Donald Trump’ın ticaret politikaları, küresel ticaret sisteminin temel ilkeleriyle büyük ölçüde çelişiyor. The New York Times’ın “Dünya Ticaret Örgütü Sona mı Erdi? Şimdi Küresel Ticaret Ne Olacak?” başlıklı raporuna göre, Trump’ın politikaları 1940’lardan beri süregelen serbest ticaret sistemine doğrudan bir saldırı niteliğinde.
Ekonomist Keith Bradsher’a göre, Trump’ın uygulamaları Dünya Ticaret Örgütü’nün etkisini zayıflatıyor. DTÖ Ticaret Politikaları Başkanı Deborah Elms, “Dünya Ticaret Örgütü sona erdi mi bilmiyorum ama asıl soru, diğer ülkeler nasıl tepki verecek?” diyerek durumu değerlendirdi.
Trump Küresel Ticareti Nasıl Zayıflattı?
Trump’ın ticaret politikaları, küresel ticaret sistemini tehdit eden birçok önlem içeriyor:
Yeni gümrük tarifeleri getirdi: Birçok ülkeye ek gümrük vergileri uygulayarak serbest ticaret sistemine meydan okudu.
ABD merkezli gümrük tarifelerine yöneldi: Küresel tarifeler yerine ABD’ye özgü tarifeleri savundu.
DTÖ kurallarına meydan okudu: Üye ülkelerin ticaret ortaklarına eşit davranmasını gerektiren kurallara uymadı.
DTÖ’nün işleyişini engelledi: DTÖ’nün üst mahkemesine hakim atanmasını engelleyerek sistemin işlevselliğini durdurdu.
DTÖ’yü taraflı olmakla suçladı: Örgütün ABD’ye haksızlık yaptığı iddiasında bulundu.
Tek taraflı ticaret tarifeleri tehditleri savurdu: Küresel müzakereleri dikkate almadan tek taraflı gümrük vergileri uygulayacağını belirtti.
Gelişmekte olan ülkeleri hedef aldı: Özellikle tarım sübvansiyonları gibi avantajlara sahip ülkelere yüksek vergiler koymayı amaçladı.
Küresel ticaret savaşı riski oluşturdu: Diğer ülkelerin misilleme yapması halinde küresel bir ticaret savaşının fitilini ateşleyebileceği öngörüldü.

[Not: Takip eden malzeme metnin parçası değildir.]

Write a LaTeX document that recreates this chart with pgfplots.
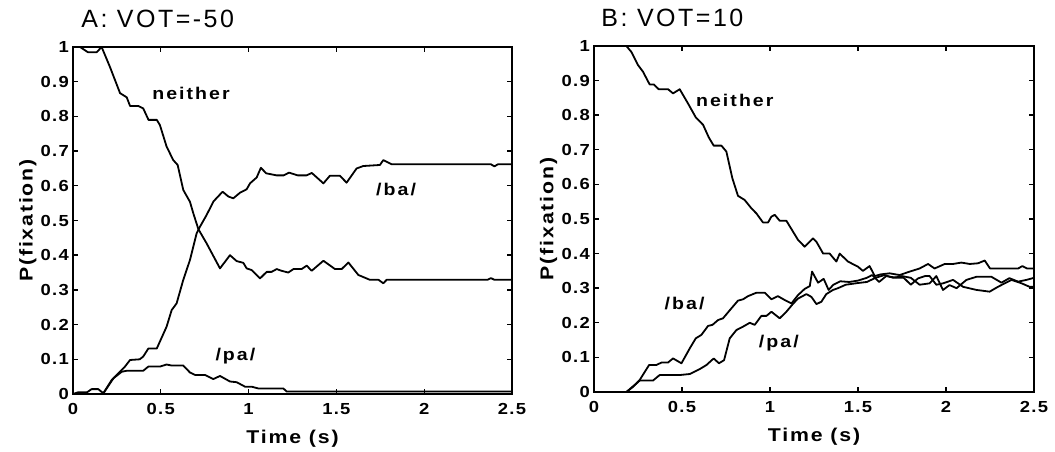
\documentclass[border=0pt]{standalone}
\usepackage{pgfplots}
\pgfplotsset{compat=1.18}
\usepackage{fontspec}
\setmainfont{Liberation Sans}
\newfontfamily\tickf[LetterSpace=8,FakeStretch=1.15]{Liberation Sans}
\newfontfamily\labf[LetterSpace=10,FakeStretch=1.15]{Liberation Sans}
\newfontfamily\curvef[LetterSpace=12,FakeStretch=1.15]{Liberation Sans}
\newfontfamily\titf[LetterSpace=10]{Liberation Sans}

\pgfplotstableread{
x y
0 1
0.04 1
0.085 0.985
0.135 0.985
0.163 1.0
0.21 0.943
0.268 0.867
0.306 0.855
0.325 0.83
0.372 0.83
0.40 0.823
0.43 0.79
0.477 0.79
0.495 0.775
0.533 0.713
0.571 0.674
0.596 0.66
0.628 0.588
0.666 0.554
0.685 0.521
0.714 0.475
0.761 0.434
0.837 0.362
0.894 0.40
0.932 0.383
0.97 0.378
0.989 0.362
1.018 0.357
1.065 0.333
1.103 0.352
1.131 0.352
1.16 0.36
1.188 0.355
1.226 0.35
1.255 0.36
1.302 0.36
1.331 0.37
1.359 0.355
1.426 0.384
1.492 0.36
1.53 0.36
1.568 0.379
1.625 0.343
1.691 0.329
1.74 0.329
1.767 0.319
1.786 0.329
2.36 0.329
2.38 0.334
2.40 0.329
2.5 0.329
}\Aneither

\pgfplotstableread{
x y
0 0
0.17 0
0.22 0.04
0.296 0.079
0.325 0.098
0.38 0.10
0.40 0.108
0.429 0.131
0.477 0.131
0.533 0.194
0.562 0.242
0.59 0.261
0.628 0.329
0.666 0.386
0.704 0.463
0.723 0.482
0.761 0.516
0.80 0.555
0.852 0.583
0.885 0.569
0.913 0.564
0.951 0.58
0.989 0.59
1.008 0.607
1.046 0.624
1.07 0.652
1.10 0.636
1.16 0.63
1.20 0.63
1.23 0.638
1.28 0.63
1.33 0.63
1.36 0.637
1.426 0.607
1.463 0.629
1.52 0.629
1.558 0.609
1.615 0.65
1.653 0.657
1.748 0.66
1.767 0.674
1.815 0.662
2.38 0.662
2.40 0.656
2.42 0.662
2.5 0.662
}\Aba

\pgfplotstableread{
x y
0 0
0.03 0.005
0.08 0.005
0.106 0.014
0.144 0.014
0.173 0.002
0.23 0.045
0.277 0.064
0.306 0.067
0.40 0.067
0.429 0.079
0.495 0.079
0.533 0.085
0.562 0.082
0.628 0.082
0.666 0.062
0.695 0.055
0.752 0.055
0.799 0.043
0.837 0.052
0.894 0.036
0.932 0.034
0.98 0.021
1.018 0.021
1.055 0.016
1.198 0.016
1.217 0.007
2.5 0.007
}\Apa

\pgfplotstableread{
x y
0 1
0.184 1
0.212 0.983
0.25 0.945
0.278 0.926
0.316 0.889
0.339 0.889
0.368 0.875
0.421 0.875
0.449 0.863
0.487 0.875
0.534 0.834
0.578 0.794
0.62 0.772
0.652 0.736
0.68 0.712
0.724 0.712
0.752 0.695
0.786 0.618
0.818 0.567
0.856 0.555
0.894 0.531
0.923 0.516
0.96 0.49
0.989 0.49
1.008 0.507
1.027 0.512
1.055 0.495
1.093 0.495
1.16 0.439
1.197 0.42
1.244 0.444
1.264 0.434
1.302 0.40
1.339 0.40
1.377 0.377
1.396 0.40
1.443 0.377
1.50 0.362
1.528 0.35
1.566 0.364
1.595 0.335
1.63 0.34
1.68 0.343
1.736 0.338
1.794 0.348
1.85 0.357
1.898 0.37
1.935 0.357
1.993 0.37
2.04 0.37
2.087 0.374
2.135 0.37
2.182 0.372
2.22 0.38
2.25 0.357
2.41 0.357
2.434 0.364
2.46 0.357
2.5 0.357
}\Bneither

\pgfplotstableread{
x y
0 0
0.184 0
0.222 0.015
0.26 0.035
0.313 0.078
0.354 0.078
0.383 0.085
0.42 0.085
0.449 0.097
0.497 0.083
0.544 0.126
0.578 0.155
0.61 0.165
0.648 0.191
0.673 0.194
0.705 0.208
0.733 0.213
0.781 0.242
0.818 0.264
0.847 0.268
0.875 0.277
0.923 0.287
0.97 0.287
1.008 0.268
1.045 0.277
1.083 0.266
1.122 0.256
1.159 0.28
1.197 0.298
1.226 0.306
1.239 0.348
1.273 0.316
1.305 0.327
1.333 0.295
1.36 0.31
1.40 0.32
1.45 0.318
1.50 0.322
1.55 0.33
1.58 0.338
1.62 0.318
1.66 0.335
1.72 0.33
1.76 0.33
1.80 0.31
1.84 0.328
1.88 0.335
1.907 0.335
1.945 0.31
1.983 0.314
2.04 0.324
2.097 0.304
2.173 0.295
2.248 0.29
2.295 0.304
2.372 0.324
2.43 0.314
2.475 0.304
2.5 0.304
}\Bba

\pgfplotstableread{
x y
0 0
0.184 0
0.26 0.033
0.335 0.033
0.373 0.049
0.487 0.049
0.544 0.052
0.60 0.066
0.639 0.078
0.68 0.097
0.71 0.083
0.739 0.092
0.771 0.155
0.809 0.179
0.847 0.189
0.885 0.20
0.913 0.194
0.951 0.22
0.98 0.22
1.008 0.232
1.055 0.213
1.093 0.232
1.131 0.255
1.159 0.27
1.207 0.283
1.235 0.275
1.264 0.254
1.292 0.261
1.32 0.283
1.358 0.295
1.386 0.30
1.43 0.31
1.50 0.315
1.55 0.318
1.60 0.33
1.65 0.338
1.70 0.33
1.75 0.335
1.80 0.33
1.85 0.31
1.907 0.314
1.945 0.335
1.983 0.295
2.02 0.309
2.06 0.30
2.116 0.324
2.173 0.333
2.258 0.333
2.315 0.316
2.36 0.329
2.41 0.319
2.457 0.324
2.5 0.33
}\Bpa

\tikzset{
  clab/.style={font=\curvef\bfseries\fontsize{17}{17}\selectfont, anchor=center},
  crv/.style={black, line width=1.8pt, line join=round, no marks},
}

\pgfplotsset{
  myax/.style={
    scale only axis,
    width=439pt, height=347pt,
    xmin=0, xmax=2.5, ymin=0, ymax=1,
    xtick={0,0.5,1,1.5,2,2.5},
    xticklabels={0,0.5,1,1.5,2,2.5},
    ytick={0,0.1,0.2,0.3,0.4,0.5,0.6,0.7,0.8,0.9,1},
    yticklabels={0,0.1,0.2,0.3,0.4,0.5,0.6,0.7,0.8,0.9,1},
    tick align=inside,
    major tick length=5pt,
    axis line style={line width=1.8pt},
    tick style={line width=1.4pt, black},
    ticklabel style={font=\tickf\bfseries\fontsize{16}{16}\selectfont, inner sep=3pt},
    xticklabel style={yshift=-6pt},
    yticklabel style={xshift=-1pt},
    xlabel={Time (s)},
    ylabel={P(fixation)},
    every axis x label/.style={at={(axis description cs:0.5,-0.128)}, anchor=center,
       font=\labf\bfseries\fontsize{18.5}{18.5}\selectfont},
    every axis y label/.style={at={(axis description cs:-0.103,0.5)}, rotate=90, anchor=center,
       font=\labf\bfseries\fontsize{18.5}{18.5}\selectfont},
    title style={font=\titf\fontsize{25}{25}\selectfont, anchor=base west},
  },
}

\begin{document}
\begin{tikzpicture}
\useasboundingbox (-73pt,-58pt) rectangle (982pt,394pt);
\begin{axis}[myax, at={(0pt,0pt)}, anchor=south west,
  title={A: VOT=-50}, title style={at={(axis description cs:0.011,1.04)}}]
\addplot[crv] table[x=x,y=y] {\Aneither};
\addplot[crv] table[x=x,y=y] {\Aba};
\addplot[crv] table[x=x,y=y] {\Apa};
\node[clab] at (axis cs:0.672,0.867) {neither};
\node[clab] at (axis cs:1.84,0.59) {/ba/};
\node[clab] at (axis cs:0.925,0.11) {/pa/};
\end{axis}
\begin{axis}[myax, at={(521pt,2pt)}, anchor=south west, width=440pt, height=346pt,
  title={B: VOT=10}, title style={at={(axis description cs:0.009,1.04)}}]
\addplot[crv] table[x=x,y=y] {\Bneither};
\addplot[crv] table[x=x,y=y] {\Bba};
\addplot[crv] table[x=x,y=y] {\Bpa};
\node[clab] at (axis cs:0.80,0.844) {neither};
\node[clab] at (axis cs:0.515,0.256) {/ba/};
\node[clab] at (axis cs:1.05,0.141) {/pa/};
\end{axis}
\end{tikzpicture}
\end{document}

Küresel ekonomiye zarar verdi: Artan gümrük vergileri nedeniyle ticaret hacmi düşebilir ve fiyatlar yükselebilir.
Dünya Ticaret Örgütü’nün Sonu mu Geliyor?
Uzmanlara göre, ABD gibi büyük ekonomiler DTÖ kurallarına uymamaya devam ederse örgütün etkisi azalabilir. Trump’ın izlediği tek taraflı politikalar, küresel ticaret sisteminin çökmesine yol açabilir.

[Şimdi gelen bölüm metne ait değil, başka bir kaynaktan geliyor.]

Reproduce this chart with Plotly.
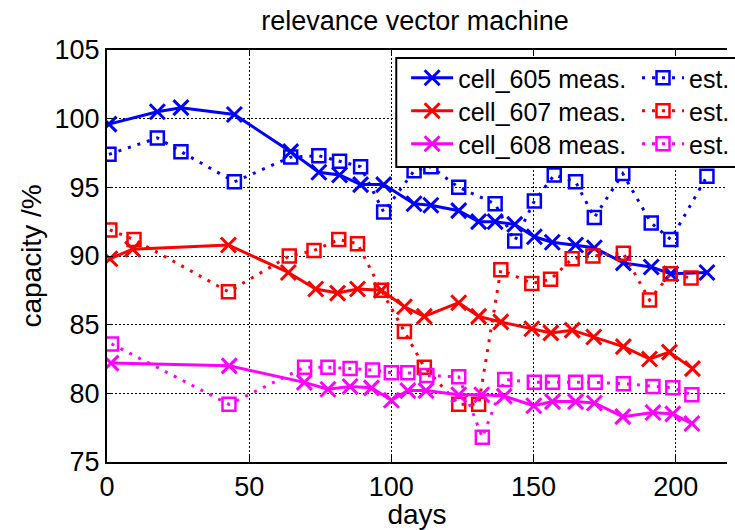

Trump’ın Önerdiği Alternatif Sistem
Trump, küresel ticaret sistemini DTÖ yerine ABD merkezli bir tarifelendirme sistemine dönüştürmek istiyor. ABD’nin dış ticaret açığını gidermek için ithalata daha yüksek vergiler koymayı amaçlıyor. Ancak bu yaklaşım, dünya ekonomisini büyük şirketlerin tekeline sokabilir.
Trump’ın stratejileri arasında şunlar yer alıyor:
Panama Kanalı gibi stratejik bölgeleri kontrol altına almak,
Ukrayna’nın maden zenginliklerini kullanmak,
Grönland’ı satın alma girişimi,
Kanada’nın ABD’ye katılmasını sağlama fikri,
Gazze’de turistik projeler geliştirme hedefi.
Bu politikalar, küresel ticaret sisteminin geleceğini belirsiz hale getirirken, serbest ticaret ilkelerinin gelecekte nasıl şekilleneceği konusunda önemli soru işaretleri ortaya çıkarıyor.